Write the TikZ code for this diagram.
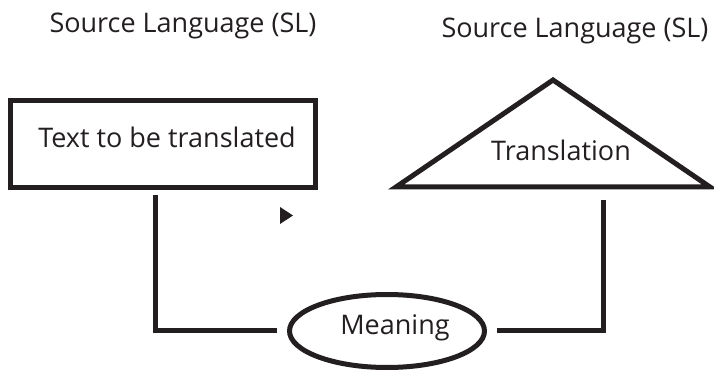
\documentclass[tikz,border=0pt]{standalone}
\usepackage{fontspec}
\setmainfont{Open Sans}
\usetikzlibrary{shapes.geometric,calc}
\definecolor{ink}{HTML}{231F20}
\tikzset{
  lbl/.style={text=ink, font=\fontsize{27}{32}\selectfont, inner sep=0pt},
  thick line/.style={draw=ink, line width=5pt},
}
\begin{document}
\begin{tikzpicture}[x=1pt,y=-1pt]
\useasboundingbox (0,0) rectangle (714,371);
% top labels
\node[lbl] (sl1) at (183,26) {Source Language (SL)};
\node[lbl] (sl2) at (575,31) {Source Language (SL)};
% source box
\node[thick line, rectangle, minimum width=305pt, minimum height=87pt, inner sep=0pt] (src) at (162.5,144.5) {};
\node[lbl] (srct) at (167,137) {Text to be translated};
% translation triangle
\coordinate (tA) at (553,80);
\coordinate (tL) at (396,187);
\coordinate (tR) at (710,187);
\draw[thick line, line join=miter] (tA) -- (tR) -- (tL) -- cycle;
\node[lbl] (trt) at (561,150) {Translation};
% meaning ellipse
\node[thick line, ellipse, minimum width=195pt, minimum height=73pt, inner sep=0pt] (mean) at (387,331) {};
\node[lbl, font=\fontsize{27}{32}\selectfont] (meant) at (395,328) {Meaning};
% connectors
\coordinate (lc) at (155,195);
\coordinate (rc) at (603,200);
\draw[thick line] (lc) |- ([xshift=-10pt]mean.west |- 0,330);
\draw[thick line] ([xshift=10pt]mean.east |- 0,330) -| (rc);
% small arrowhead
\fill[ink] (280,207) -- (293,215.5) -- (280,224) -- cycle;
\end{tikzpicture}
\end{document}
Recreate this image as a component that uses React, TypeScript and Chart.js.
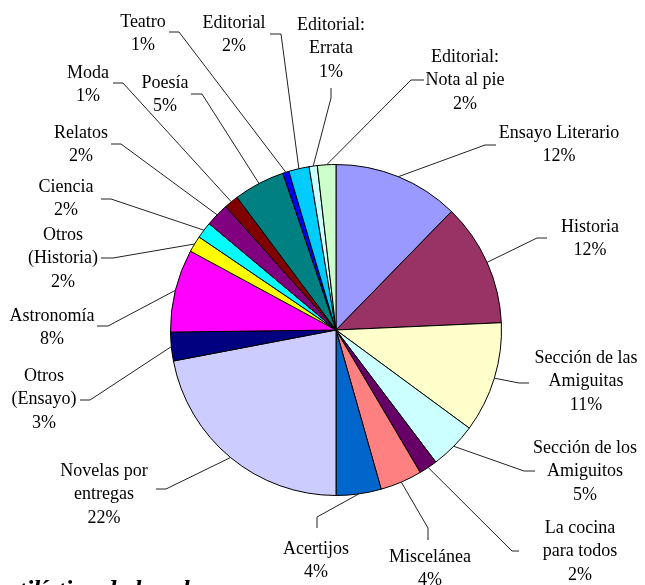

____

Problem statement:
Set down all the data again exactly as above, pictures excluded.

Complete output:
Write the TikZ code for this diagram.
\documentclass[tikz,border=0pt]{standalone}
\usepackage{fontspec}
\setmainfont{Open Sans}
\usetikzlibrary{shapes.geometric,calc}
\definecolor{ink}{HTML}{231F20}
\tikzset{
  lbl/.style={text=ink, font=\fontsize{27}{32}\selectfont, inner sep=0pt},
  thick line/.style={draw=ink, line width=5pt},
}
\begin{document}
\begin{tikzpicture}[x=1pt,y=-1pt]
\useasboundingbox (0,0) rectangle (714,371);
% top labels
\node[lbl] (sl1) at (183,26) {Source Language (SL)};
\node[lbl] (sl2) at (575,31) {Source Language (SL)};
% source box
\node[thick line, rectangle, minimum width=305pt, minimum height=87pt, inner sep=0pt] (src) at (162.5,144.5) {};
\node[lbl] (srct) at (167,137) {Text to be translated};
% translation triangle
\coordinate (tA) at (553,80);
\coordinate (tL) at (396,187);
\coordinate (tR) at (710,187);
\draw[thick line, line join=miter] (tA) -- (tR) -- (tL) -- cycle;
\node[lbl] (trt) at (561,150) {Translation};
% meaning ellipse
\node[thick line, ellipse, minimum width=195pt, minimum height=73pt, inner sep=0pt] (mean) at (387,331) {};
\node[lbl, font=\fontsize{27}{32}\selectfont] (meant) at (395,328) {Meaning};
% connectors
\coordinate (lc) at (155,195);
\coordinate (rc) at (603,200);
\draw[thick line] (lc) |- ([xshift=-10pt]mean.west |- 0,330);
\draw[thick line] ([xshift=10pt]mean.east |- 0,330) -| (rc);
% small arrowhead
\fill[ink] (280,207) -- (293,215.5) -- (280,224) -- cycle;
\end{tikzpicture}
\end{document}
Recreate this image as a component that uses React, TypeScript and Chart.js.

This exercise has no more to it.